Hacker News new | ask | show | jobs
by adamb 3629 days ago
I don't know how large a large project is, but our system is pretty large. We build and test for 4 different operating system flavors and way more than that if you incorporate specific versions and distributions. We run end to end user tests against our applications that test functionality across many of these operating systems. We have broken up our tests into functional groups that have parallelism and caching within the groups and the groups themselves run in parallel. In some cases a single developer or build slave has used 40 machines at once to run these tests (this number was only limited by our budget... windows machines are extra expensive on EC2).

In terms of reporting on tests that run in parallel, we built a tool that specializes in exactly that. It collates output from parallel tests, it times out on tests that are hung, it makes sure the build system doesn't kill it if tests are too silent. It also tracks which tests have run against which versions of the codebase in the past and what their outcomes are. We use supporting tools to analyze test flakiness and understand when they are introduced. We have had a lot of success with this approach, as developers debugging weirdness across many tests is less miserable when they can use the same tools that CI does.

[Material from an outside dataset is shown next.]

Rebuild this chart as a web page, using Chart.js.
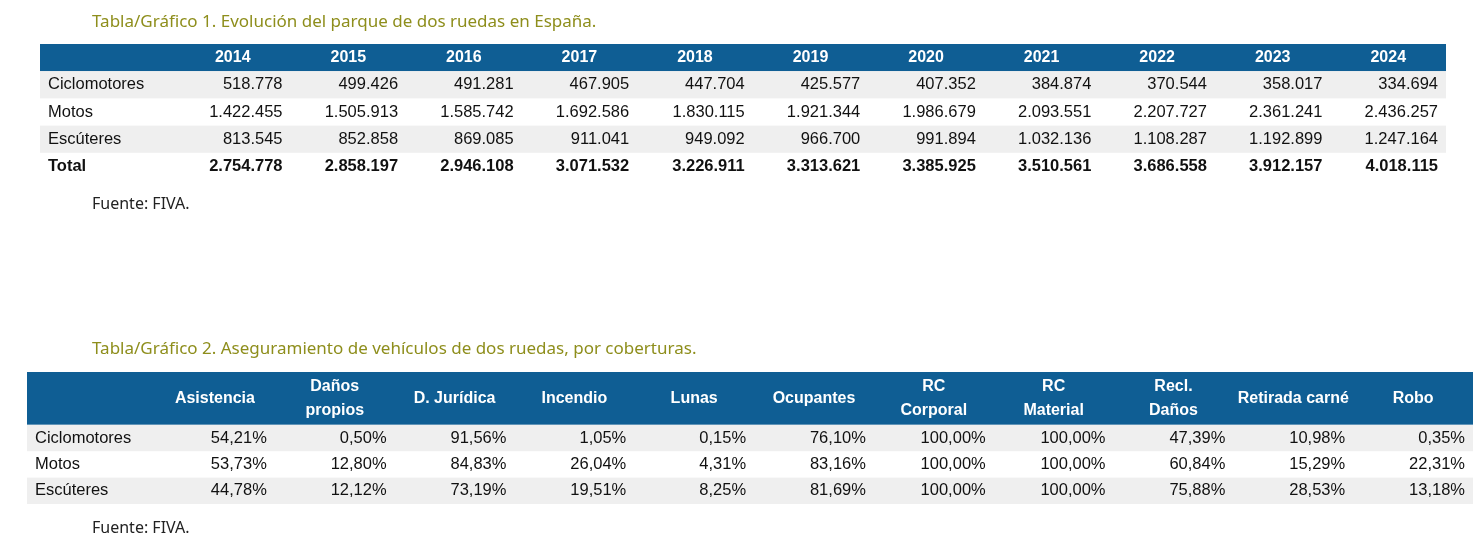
<!DOCTYPE html>
<html>
<head>
<meta charset="utf-8">
<script src="https://cdn.jsdelivr.net/npm/chart.js@4"></script>
<style>
body{margin:0;background:#fff;}
canvas{position:absolute;left:0;}
</style>
</head>
<body>
<canvas id="t1" width="1481" height="230" style="top:0"></canvas>
<canvas id="t2" width="1481" height="307" style="top:230px"></canvas>
<script>
const title1 = "Tabla/Gráfico 1. Evolución del parque de dos ruedas en España.";
const title2 = "Tabla/Gráfico 2. Aseguramiento de vehículos de dos ruedas, por coberturas.";
const source = "Fuente: FIVA.";

const years = ["2014","2015","2016","2017","2018","2019","2020","2021","2022","2023","2024"];
const rows1 = ["Ciclomotores","Motos","Escúteres","Total"];
const ciclomotores = [518778,499426,491281,467905,447704,425577,407352,384874,370544,358017,334694];
const motos = [1422455,1505913,1585742,1692586,1830115,1921344,1986679,2093551,2207727,2361241,2436257];
const escuteres = [813545,852858,869085,911041,949092,966700,991894,1032136,1108287,1192899,1247164];
const total = [2754778,2858197,2946108,3071532,3226911,3313621,3385925,3510561,3686558,3912157,4018115];

const coverages = [["Asistencia"],["Daños","propios"],["D. Jurídica"],["Incendio"],["Lunas"],["Ocupantes"],["RC","Corporal"],["RC","Material"],["Recl.","Daños"],["Retirada carné"],["Robo"]];
const rows2 = ["Ciclomotores","Motos","Escúteres"];
const pctCiclo = [54.21,0.50,91.56,1.05,0.15,76.10,100.00,100.00,47.39,10.98,0.35];
const pctMotos = [53.73,12.80,84.83,26.04,4.31,83.16,100.00,100.00,60.84,15.29,22.31];
const pctEscut = [44.78,12.12,73.19,19.51,8.25,81.69,100.00,100.00,75.88,28.53,13.18];

const BLUE = "#0f5e94", OLIVE = "#8e8e1c", STRIPE = "#efefef";
const FONT = '"Liberation Sans", Arial, sans-serif';

function fmtInt(v){ return String(v).replace(/\B(?=(\d{3})+(?!\d))/g, "."); }
function fmtPct(v){ return v.toFixed(2).replace(".", ",") + "%"; }

function tablePlugin(cfg){
  return {
    id: "table",
    afterDraw(chart){
      const ctx = chart.ctx, x = chart.scales.x, y = chart.scales.y;
      const area = chart.chartArea;
      const rowH = y.getPixelForValue(1) - y.getPixelForValue(0);
      const colW = x.getPixelForValue(1) - x.getPixelForValue(0);
      ctx.save();
      // title
      ctx.font = '17px "Noto Sans", "Open Sans", sans-serif';
      ctx.fillStyle = OLIVE; ctx.textBaseline = "middle"; ctx.textAlign = "left";
      ctx.fillText(cfg.title, 92, cfg.titleY);
      // header bar
      const hTop = area.top, hBot = y.getPixelForValue(cfg.headRows - 1) + rowH / 2;
      ctx.fillStyle = BLUE;
      ctx.fillRect(cfg.left, hTop, area.right - cfg.left, hBot - hTop);
      ctx.fillStyle = "#fff"; ctx.font = "bold 16px " + FONT; ctx.textAlign = "center";
      const hMid = (hTop + hBot) / 2;
      cfg.head.forEach((h, i) => {
        const cx = x.getPixelForValue(i);
        const lines = Array.isArray(h) ? h : [h];
        lines.forEach((l, k) => ctx.fillText(l, cx, hMid + (k - (lines.length - 1) / 2) * 24));
      });
      // body
      cfg.rows.forEach((r, ri) => {
        const cy = y.getPixelForValue(cfg.headRows + ri);
        if (ri % 2 === 0) {
          ctx.fillStyle = STRIPE;
          ctx.fillRect(cfg.left, cy - rowH / 2, area.right - cfg.left, rowH);
        }
        const bold = r === "Total";
        ctx.font = (bold ? "bold " : "") + "16.5px " + FONT;
        ctx.fillStyle = "#111"; ctx.textAlign = "left";
        ctx.fillText(r, cfg.left + 8, cy);
        ctx.textAlign = "right";
        cfg.values[ri].forEach((v, ci) => {
          ctx.fillText(cfg.fmt(v), x.getPixelForValue(ci) + colW / 2 - 8, cy);
        });
      });
      ctx.font = '16px "Noto Sans", "Open Sans", sans-serif';
      ctx.textAlign = "left"; ctx.fillStyle = "#222";
      ctx.fillText(source, 92, cfg.sourceY);
      ctx.restore();
    }
  };
}

function makeTable(id, cfg, yLabels, padding){
  new Chart(document.getElementById(id), {
    type: "bar",
    data: { labels: cfg.head.map(h => [].concat(h).join(" ")), datasets: [{ data: [] }] },
    options: {
      responsive: false, animation: false, events: [],
      layout: { padding },
      plugins: { legend: { display: false }, tooltip: { enabled: false } },
      scales: {
        x: { type: "category", display: false, offset: true },
        y: { type: "category", labels: yLabels, display: false, offset: true }
      }
    },
    plugins: [tablePlugin(cfg)]
  });
}

makeTable("t1", {
  title: title1, titleY: 22, left: 40, head: years, headRows: 1,
  rows: rows1, values: [ciclomotores, motos, escuteres, total], fmt: fmtInt, sourceY: 204
}, ["h"].concat(rows1), { left: 175, right: 35, top: 44, bottom: 50 });

makeTable("t2", {
  title: title2, titleY: 119, left: 27, head: coverages, headRows: 2,
  rows: rows2, values: [pctCiclo, pctMotos, pctEscut], fmt: fmtPct, sourceY: 298
}, ["h1","h2"].concat(rows2), { left: 155, right: 8, top: 142, bottom: 33 });
</script>
</body>
</html>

Critically, when bugs in those tools are discovered, developers can pinpoint and fix those bugs locally with reasonable ease. Deploying fixes to the test runner (or the logic that allocates workers for the test runner) is like any other change. No need to tinker with Jenkins (or buildbot, etc) config. No need to take the build system down to test that the change is correct. No need to bring up a test version of the build system and experiment with your change there.

We've gone to great lengths to make our system something that's a joy to work with and helped us be very productive across the many different environments we need to operate in.

It's tough to know how much detail is appropriate in comment threads like these. You're absolutely right that there's a lot that needs to come together to make something like what I've described work. I know because we pulled enough of it together to support our own large and heterogeneous projects.

It sounds like you have also thought about this problem a lot. Can you share more about the sorts of tests (language, test library, etc) you have? Perhaps we can break new ground where each of our respective experiences and intuition intersect.

1 comments

We have a similar design but need to juggle js and python in some interesting ways. There are only so many variations on the theme of CI so I'm not surprised about the convergent design. Our environment is not as heterogenous and we leverage pre-baked AMIs and LXC containers for isolation and reproducibility.

My contention was the emphasis on local reproducibility. In the past I would have said yes, local reproducibility should be a feature of any well designed CI pipeline but nowadays I'm not sure anymore.

Local development environments are optimized for iteration speed at the cost of reproducibility and stability. Whether this is the right decision or not can be debated. CI environment on the other hand is designed for reproducibility and stability. Those sets of requirements are somewhat at odds and you can't optimize for all at the same time. Tools should be shared across local and CI environments as much as possible but not when it comes at the cost of compromising the requirements for each environment.